[Plotting code records]
★ ★ ★ ★ ★
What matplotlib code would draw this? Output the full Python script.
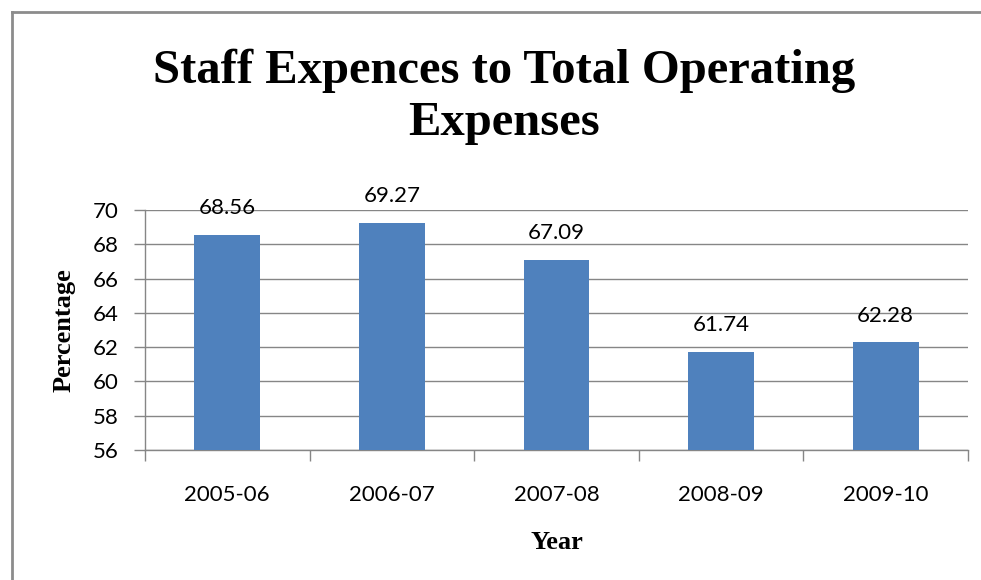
import matplotlib
matplotlib.use("Agg")
import matplotlib.pyplot as plt
from matplotlib.lines import Line2D

years  = ["2005-06", "2006-07", "2007-08", "2008-09", "2009-10"]
values = [68.56, 69.27, 67.09, 61.74, 62.28]
yticks = [56, 58, 60, 62, 64, 66, 68, 70]

BAR_COLOR  = "#4F81BD"
GRID_COLOR = "#868686"
SANS  = ["Lato", "DejaVu Sans"]
SERIF = ["Liberation Serif", "DejaVu Serif"]

W, H = 981, 580
fig = plt.figure(figsize=(W / 100, H / 100), dpi=100)

# outer chart frame (top and left edges visible)
fig.add_artist(Line2D([12 / W, 12 / W], [0, 1 - 12 / H], color="#8c8c8c", lw=2, transform=fig.transFigure))
fig.add_artist(Line2D([12 / W, 1], [1 - 12 / H, 1 - 12 / H], color="#8c8c8c", lw=2, transform=fig.transFigure))

ax = fig.add_axes([145 / W, 1 - 450 / H, (968 - 145) / W, (450 - 210) / H])

x = list(range(len(years)))
bars = ax.bar(x, values, width=0.4, color=BAR_COLOR, zorder=3)

for xi, v in zip(x, values):
    ax.annotate(f"{v:.2f}", (xi, v), xytext=(0, 19), textcoords="offset points",
                ha="center", va="center", fontsize=16, family=SANS, zorder=4)

ax.set_xlim(-0.5, len(years) - 0.5)
ax.set_ylim(yticks[0], yticks[-1])
ax.set_yticks(yticks)
ax.set_yticklabels([str(t) for t in yticks], fontsize=16, family=SANS)
ax.set_xticks(x)
ax.set_xticklabels(years, fontsize=16, family=SANS)
ax.set_xticks([i - 0.5 for i in range(len(years) + 1)], minor=True)

ax.grid(axis="y", color=GRID_COLOR, lw=1, zorder=0)
ax.tick_params(axis="x", which="major", length=0, pad=25)
ax.tick_params(axis="x", which="minor", length=8, color=GRID_COLOR, width=1)
ax.tick_params(axis="y", length=8, color=GRID_COLOR, width=1, pad=11)

for side in ("top", "right"):
    ax.spines[side].set_visible(False)
for side in ("left", "bottom"):
    ax.spines[side].set_color(GRID_COLOR)
    ax.spines[side].set_linewidth(1)

ax.set_ylabel("Percentage", fontsize=19, fontweight="bold", family=SERIF, labelpad=12)
ax.set_xlabel("Year", fontsize=19, fontweight="bold", family=SERIF, labelpad=19)

fig.text(504 / W, 1 - 97 / H, "Staff Expences to Total Operating\nExpenses", ha="center", va="center",
         fontsize=35, fontweight="bold", family=SERIF, linespacing=1.25)

fig.savefig("out.png", dpi=100)
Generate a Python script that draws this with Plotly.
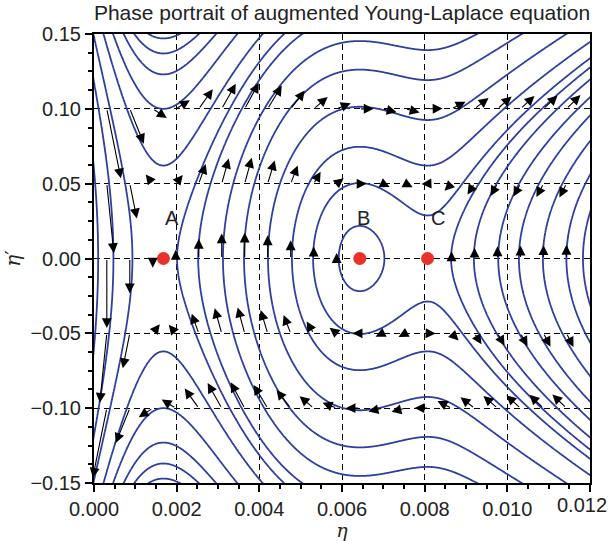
import numpy as np
import plotly.graph_objects as go

# Equilibria of the augmented Young-Laplace equation (eta' = 0, eta'' = 0)
fixed_eta = [0.00168, 0.00643, 0.00807]
fixed_names = ["A", "B", "C"]
label_eta = [0.00189, 0.00652, 0.00832]
label_slope = [0.027, 0.027, 0.027]

# Force law  eta'' = g(eta) = k (eta-A)(eta-B)(eta-C) * s(eta),
# s = 1 below C and 1 / (1 + ((eta-C)/L)^2) above C (pressure term saturates)
force_gain = 2.1e8
saturation_len = 0.00098

# Trajectories, each identified by the film thickness where eta' = 0 ...
turning_left = [0.00010, 0.00047, 0.00093]                       # left of A
turning_mid = [0.00201, 0.00252, 0.00312, 0.00363, 0.00421, 0.00479, 0.00530]
turning_orbit = [0.00592]                                          # closed orbit round B
turning_right = [0.00864, 0.00919, 0.00978, 0.01028, 0.01086, 0.01143, 0.01183]
# ... or by the slope with which they pass over the saddle A
slope_over_A = [0.062, 0.100, 0.123, 0.137, 0.147]

# Quiver sample rows / columns
arrow_rows = [0.10, 0.05, 0.0, -0.05, -0.10]
arrow_cols = [0.00031 + 0.000556 * i for i in range(21)]
arrow_scale = 0.0034
reversed_rows = [0.05, -0.05]

x_ticks = [0.000, 0.002, 0.004, 0.006, 0.008, 0.010, 0.012]
x_tick_text = ["0.000", "0.002", "0.004", "0.006", "0.008", "0.010", "0.012"]
y_ticks = [-0.15, -0.10, -0.05, 0.00, 0.05, 0.10, 0.15]

A, B, C = fixed_eta


def force(eta):
    eta = np.asarray(eta, dtype=float)
    x = eta - C
    damp = np.where(x > 0, 1.0 / (1.0 + (x / saturation_len) ** 2), 1.0)
    return force_gain * (eta - A) * (eta - B) * x * damp


# G(eta) = int g, so that H = eta'^2/2 - G(eta) is conserved along trajectories
eta_fine = np.linspace(-0.0003, 0.0123, 6001)
g_fine = force(eta_fine)
G_fine = np.concatenate([[0.0], np.cumsum(0.5 * (g_fine[1:] + g_fine[:-1]) * np.diff(eta_fine))])


def energy(eta, slope):
    return 0.5 * np.asarray(slope) ** 2 - np.interp(eta, eta_fine, G_fine)


blue = "#2f3f9f"
gy = np.linspace(-0.153, 0.153, 400)


def family_trace(levels, x_lo, x_hi, nx):
    """One contour trace drawing the level sets H = levels inside x_lo..x_hi."""
    levels = np.sort(np.asarray(levels, dtype=float))
    n = len(levels)
    gx = np.linspace(x_lo, x_hi, nx)
    EX, EY = np.meshgrid(gx, gy)
    H = energy(EX.ravel(), EY.ravel()).reshape(EX.shape)
    if n == 1:
        Z = (H - levels[0]) / 1e-4
        start = end = 0.0
    else:
        span = levels[-1] - levels[0]
        knots = np.concatenate([[levels[0] - 10 * span], levels, [levels[-1] + 10 * span]])
        idx = np.concatenate([[-10.0 * n], np.arange(n, dtype=float), [11.0 * n]])
        Z = np.interp(H, knots, idx)
        start, end = 0.0, n - 1.0
    return go.Contour(
        x=gx, y=gy, z=Z.astype(np.float32),
        contours=dict(start=start, end=end, size=1, coloring="lines", showlabels=False),
        colorscale=[[0, blue], [1, blue]], showscale=False, autocontour=False,
        line=dict(width=1.8, smoothing=1.0), hoverinfo="skip",
    )


fig = go.Figure()
fig.add_trace(family_trace([energy(e, 0.0) for e in turning_left], -0.0002, A, 260))
fig.add_trace(family_trace([energy(e, 0.0) for e in turning_mid], A, 0.0122, 700))
fig.add_trace(family_trace([energy(e, 0.0) for e in turning_orbit], A, C, 300))
fig.add_trace(family_trace([energy(e, 0.0) for e in turning_right], C, 0.0122, 300))
fig.add_trace(family_trace([energy(A, s) for s in slope_over_A], -0.0002, 0.0122, 800))

# direction arrows of the vector field (eta', g(eta))
ann = []
for r in arrow_rows:
    for c in arrow_cols:
        u = r
        v = float(force(c))
        sign = 1.0
        if r in reversed_rows and (c > C or 0.0011 < c < A):
            sign = -1.0
        hx = c + sign * arrow_scale * u
        hy = r + sign * arrow_scale * v
        ann.append(dict(x=hx, y=hy, ax=c, ay=r, xref="x", yref="y", axref="x", ayref="y",
                        showarrow=True, arrowhead=2, arrowsize=1.8, arrowwidth=1.1,
                        arrowcolor="black", text=""))

for n, e, s in zip(fixed_names, label_eta, label_slope):
    ann.append(dict(x=e, y=s, xref="x", yref="y", text=n, showarrow=False,
                    font=dict(size=20, color="#222", family="Liberation Sans")))

tick_font = dict(size=20, color="#222", family="Liberation Sans")
# last x tick label sits against the right edge of the figure
ann.append(dict(x=1, xref="paper", y=0, yref="paper", xanchor="right", yanchor="top",
                xshift=19, yshift=-9, text=x_tick_text[-1], showarrow=False, font=tick_font))

fig.add_trace(go.Scatter(x=fixed_eta, y=[0, 0, 0], mode="markers",
                         marker=dict(color="#e8322a", size=13), hoverinfo="skip"))

axis_common = dict(showline=True, linewidth=2, linecolor="black", mirror=True,
                   ticks="outside", ticklen=7, tickwidth=1.5, tickcolor="black",
                   showgrid=True, gridcolor="black", gridwidth=1, griddash="6px,4px",
                   zeroline=False, automargin=False, tickfont=tick_font)

fig.update_layout(
    width=609, height=541,
    margin=dict(l=94, r=19, t=34, b=58),
    paper_bgcolor="white", plot_bgcolor="white",
    showlegend=False,
    annotations=ann,
    title=dict(text="Phase portrait of augmented Young-Laplace equation",
               x=0.5, xref="paper", y=1 - 13 / 541, yref="container", yanchor="middle",
               font=dict(size=21, color="#222", family="Liberation Sans")),
    xaxis=dict(range=[0, 0.012], tickvals=x_ticks, ticktext=x_tick_text[:-1] + [""],
               minor=dict(dtick=0.0005, ticklen=4, ticks="outside", tickcolor="black", showgrid=False),
               title=dict(text="<i>η</i>", font=dict(size=19, family="DejaVu Serif", color="#222"), standoff=14),
               **axis_common),
    yaxis=dict(range=[-0.15, 0.15], tickvals=y_ticks, tickformat=".2f",
               minor=dict(dtick=0.0125, ticklen=4, ticks="outside", tickcolor="black", showgrid=False),
               title=dict(text="<i>η</i>′", font=dict(size=20, family="DejaVu Serif", color="#222"), standoff=4),
               **axis_common),
)

fig.write_html("out.html")
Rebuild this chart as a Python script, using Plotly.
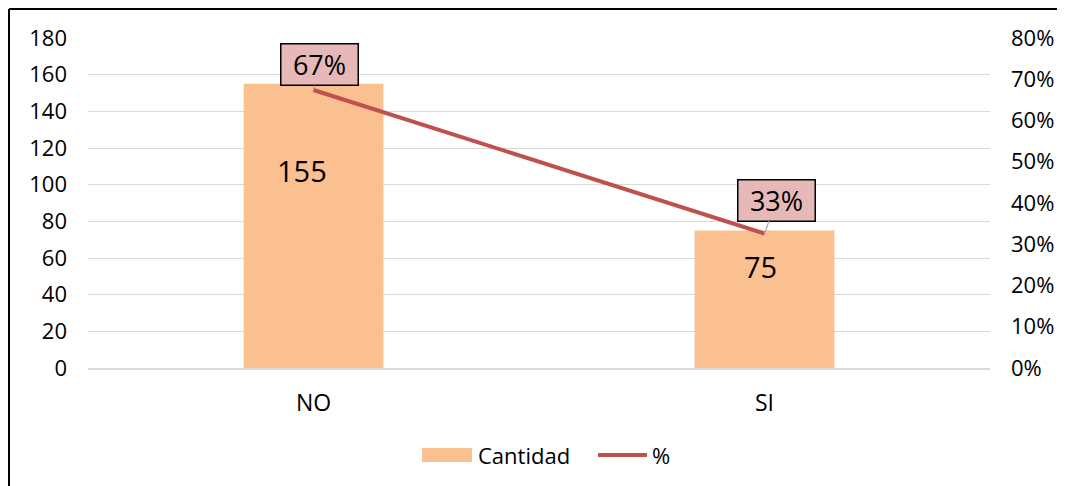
import plotly.graph_objects as go

categories = ["NO", "SI"]
cantidad = [155, 75]
porcentaje = [0.674, 0.326]
pct_labels = ["67%", "33%"]
y_ticks = [0, 20, 40, 60, 80, 100, 120, 140, 160, 180]
y2_ticks = [0, 0.1, 0.2, 0.3, 0.4, 0.5, 0.6, 0.7, 0.8]
y2_ticklabels = ["0%", "10%", "20%", "30%", "40%", "50%", "60%", "70%", "80%"]

FONT = "Open Sans"
BAR_COLOR = "#FAC090"
LINE_COLOR = "#C0504D"

# page body has an 8px margin: figure pixel = screen pixel - 8
OFF = 8
W, H = 1057, 478
L, T = 88 - OFF, 38 - OFF
PR, PB = 990 - OFF, 368 - OFF
R, B = W - PR, H - PB
pw, ph = PR - L, PB - T


def px(sx):
    return (sx - OFF - L) / pw


def py(sy):
    return (PB - (sy - OFF)) / ph


fig = go.Figure()
fig.add_trace(go.Bar(x=categories, y=cantidad, name="Cantidad",
                     marker=dict(color=BAR_COLOR, line=dict(width=0)),
                     width=0.31, yaxis="y", showlegend=False))
fig.add_trace(go.Scatter(x=categories, y=porcentaje, name="%", mode="lines",
                         line=dict(color=LINE_COLOR, width=4), yaxis="y2",
                         showlegend=False))

# bar value labels (inside the bars)
label_frac = [0.694, 0.735]
label_xshift = [-12, -4]
for c, v, f, xs in zip(categories, cantidad, label_frac, label_xshift):
    fig.add_annotation(x=c, y=v * f, xref="x", yref="y",
                       text=str(v), showarrow=False, xshift=xs,
                       font=dict(family=FONT, size=29, color="#000000"))

# percentage callouts
offsets = [(6, -25), (12, -33)]
for c, p, t, (ax, ay) in zip(categories, porcentaje, pct_labels, offsets):
    fig.add_annotation(x=c, y=p, xref="x", yref="y2", text=t,
                       showarrow=True, arrowhead=0, arrowwidth=1.2, arrowcolor="#A6A6A6",
                       ax=ax, ay=ay, standoff=0,
                       width=72, height=36, align="center", valign="middle",
                       bgcolor="#E6B9B8", bordercolor="#000000", borderwidth=1.5,
                       borderpad=2,
                       font=dict(family=FONT, size=27, color="#000000"))

# outer border (left and top visible)
fig.add_shape(type="line", xref="paper", yref="paper", x0=px(9), x1=px(9),
              y0=py(500), y1=py(9), line=dict(color="#000000", width=2))
fig.add_shape(type="line", xref="paper", yref="paper", x0=px(9), x1=px(1080),
              y0=py(9), y1=py(9), line=dict(color="#000000", width=2))

# legend (drawn to match the original swatches)
fig.add_shape(type="rect", xref="paper", yref="paper", x0=px(422), x1=px(472),
              y0=py(462), y1=py(448), fillcolor=BAR_COLOR, line=dict(width=0))
fig.add_shape(type="line", xref="paper", yref="paper", x0=px(598), x1=px(647),
              y0=py(455), y1=py(455), line=dict(color=LINE_COLOR, width=4))
fig.add_annotation(xref="paper", yref="paper", x=px(476), y=py(455), text="Cantidad",
                   showarrow=False, xanchor="left", yanchor="middle",
                   font=dict(family=FONT, size=22, color="#000000"))
fig.add_annotation(xref="paper", yref="paper", x=px(650), y=py(455), text="%",
                   showarrow=False, xanchor="left", yanchor="middle",
                   font=dict(family=FONT, size=22, color="#000000"))

fig.update_layout(
    width=W, height=H,
    margin=dict(l=L, r=R, t=T, b=B),
    paper_bgcolor="#FFFFFF", plot_bgcolor="#FFFFFF",
    font=dict(family=FONT, size=22, color="#000000"),
    showlegend=False,
    xaxis=dict(showgrid=False, showline=True, linecolor="#D9D9D9", linewidth=1.5,
               ticks="", ticklabelstandoff=14, tickfont=dict(size=23)),
    yaxis=dict(range=[0, 180], tickvals=y_ticks, showgrid=True, gridcolor="#D9D9D9",
               gridwidth=1, zeroline=False, showline=False, ticks="",
               ticklabelstandoff=20, tickfont=dict(size=22)),
    yaxis2=dict(range=[0, 0.8], tickvals=y2_ticks, ticktext=y2_ticklabels,
                overlaying="y", side="right", showgrid=False, zeroline=False,
                showline=False, ticks="", ticklabelstandoff=20,
                tickfont=dict(size=22)),
)

fig.write_html("out.html")
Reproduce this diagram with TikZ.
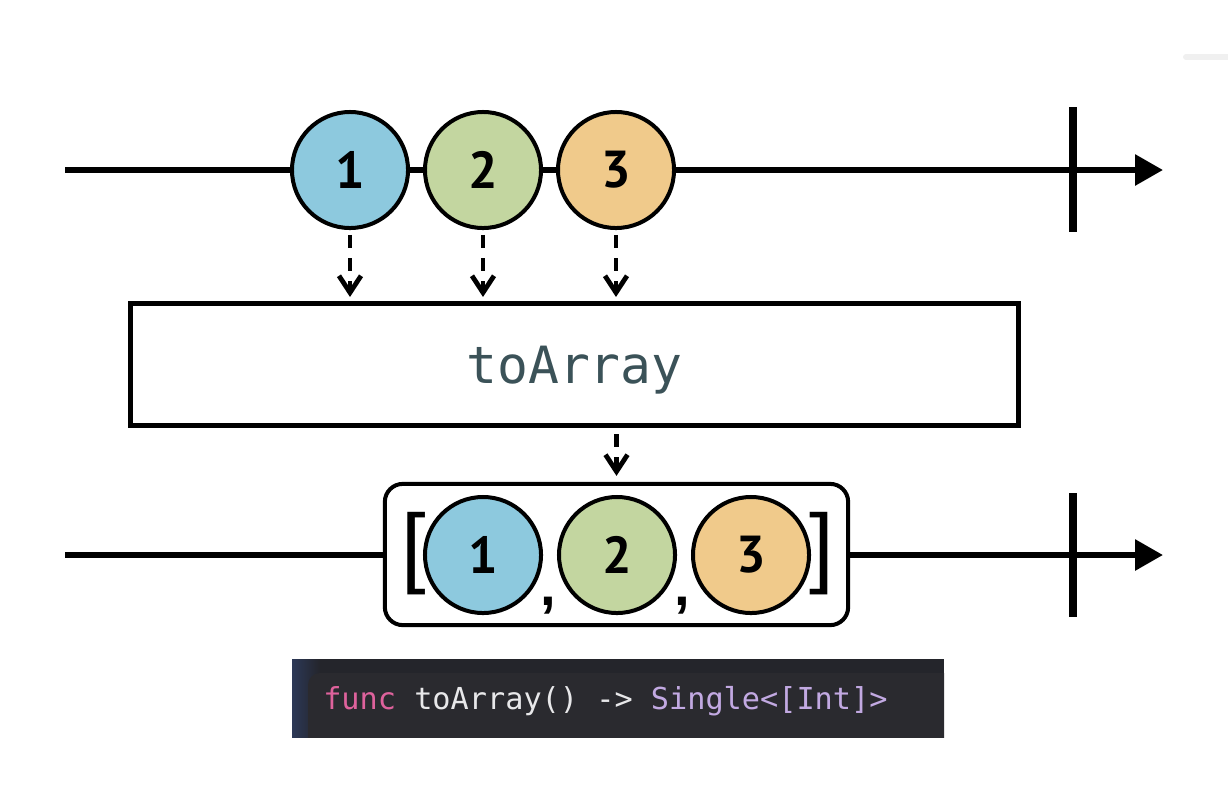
\documentclass[tikz,border=0pt]{standalone}
\usepackage{fontspec}
\newfontfamily\monofont{DejaVu Sans Mono}
\newfontfamily\digitfont{PT Sans}
\newfontfamily\bracketfont{Liberation Sans}
\usetikzlibrary{arrows.meta,positioning}
\definecolor{marbleblue}{HTML}{8DC9DE}
\definecolor{marblegreen}{HTML}{C3D6A0}
\definecolor{marbleorange}{HTML}{F0CA8B}
\definecolor{opcolor}{HTML}{3B5258}
\definecolor{codeedge}{HTML}{24252B}
\definecolor{codeblue}{HTML}{2C3857}
\definecolor{codepanel}{HTML}{2A2A2F}
\definecolor{kwpink}{HTML}{DE629C}
\definecolor{codewhite}{HTML}{E8E8EA}
\definecolor{typepurple}{HTML}{C2A9E2}
\begin{document}
\begin{tikzpicture}[
    x=0.025cm, y=-0.025cm,
    every node/.style={inner sep=0pt},
    timeline/.style={line width=0.15cm, -{Triangle[length=0.7cm,width=0.75cm]}},
    endtick/.style={line width=0.2cm},
    marble/.style={circle, draw, line width=0.1cm, minimum size=2.9cm,
      font=\digitfont\bfseries\fontsize{37}{37}\selectfont},
    feed/.style={dash pattern=on 0.33cm off 0.25cm, line width=0.12cm,
      -{Straight Barb[length=0.42cm,width=0.55cm]}},
    opbox/.style={draw, line width=0.125cm, fill=white,
      minimum width=22.2cm, minimum height=3.05cm,
      text height=1.25cm, text depth=0.31cm,
      text=opcolor, font=\monofont\fontsize{36.5}{36.5}\selectfont},
    resultbox/.style={draw, line width=0.1cm, fill=white, rounded corners=0.45cm,
      minimum width=11.58cm, minimum height=3.53cm},
    bracket/.style={font=\bracketfont\fontsize{63}{63}\selectfont},
    sep/.style={font=\bracketfont\bfseries\fontsize{40}{40}\selectfont},
  ]
    \useasboundingbox (0,0) rectangle (1228,784);
    %% faint mark at the top right corner
    \draw[black!6, line width=0.15cm, line cap=round] (1186,57) -- (1228,57);

    %% Source timeline
    \coordinate (srcstart) at (65,170);
    \coordinate (srcend) at (1163,170);
    \draw[timeline] (srcstart) -- (srcend);
    \draw[endtick] (1073,107) -- (1073,232);
    \foreach \i/\x/\col in {1/350/marbleblue,2/483/marblegreen,3/616/marbleorange}
      \node[marble, fill=\col] (src\i) at (\x,170) {\i};

    %% Operator box
    \node[opbox] (op) at (574.5,364.5) {toArray};
    \foreach \i in {1,2,3}
      \draw[feed, shorten <=0.12cm, shorten >=0.1cm] (src\i.south) -- (src\i.south |- op.north);

    %% Result timeline
    \coordinate (resstart) at (65,555);
    \coordinate (resend) at (1163,555);
    \draw[timeline] (resstart) -- (resend);
    \draw[endtick] (1073,493) -- (1073,617);
    \node[resultbox] (res) at (616.5,554.5) {};
    \draw[feed, shorten <=0.15cm, shorten >=0.15cm] (res.north |- op.south) -- (res.north);
    \foreach \i/\x/\col in {1/483/marbleblue,2/617/marblegreen,3/751/marbleorange}
      \node[marble, fill=\col] (arr\i) at (\x,555) {\i};
    \node[bracket] (lbr) at (414,553.5) {[};
    \node[bracket] (rbr) at (822,553.5) {]};
    \node[sep] (comma1) at (548,606) {,};
    \node[sep] (comma2) at (682,606) {,};

    %% Signature bar
    \fill[codeedge] (292,659) rectangle (944,737);
    \shade[left color=codeblue, right color=codeedge] (292,659) rectangle (320,737);
    \begin{scope}
      \clip (292,659) rectangle (944,737);
      \fill[codepanel, rounded corners=0.3cm] (308,673) rectangle (980,770);
    \end{scope}
    \node[anchor=base west, font=\monofont\fontsize{21.5}{21.5}\selectfont] (sig) at (323,709)
      {\textcolor{kwpink}{func} \textcolor{codewhite}{toArray() ->} \textcolor{typepurple}{Single<[Int]>}};
  \end{tikzpicture}
\end{document}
★ ★ ★ ★ ★
## Directions
Reproduce the material above from its first line through the line containing "from matplotlib.lines import Line2D", both ends included, and skip every picture.

## Exercise answer
What matplotlib code would draw this? Output the full Python script.
import matplotlib
matplotlib.use("Agg")
import matplotlib.pyplot as plt
from matplotlib.lines import Line2D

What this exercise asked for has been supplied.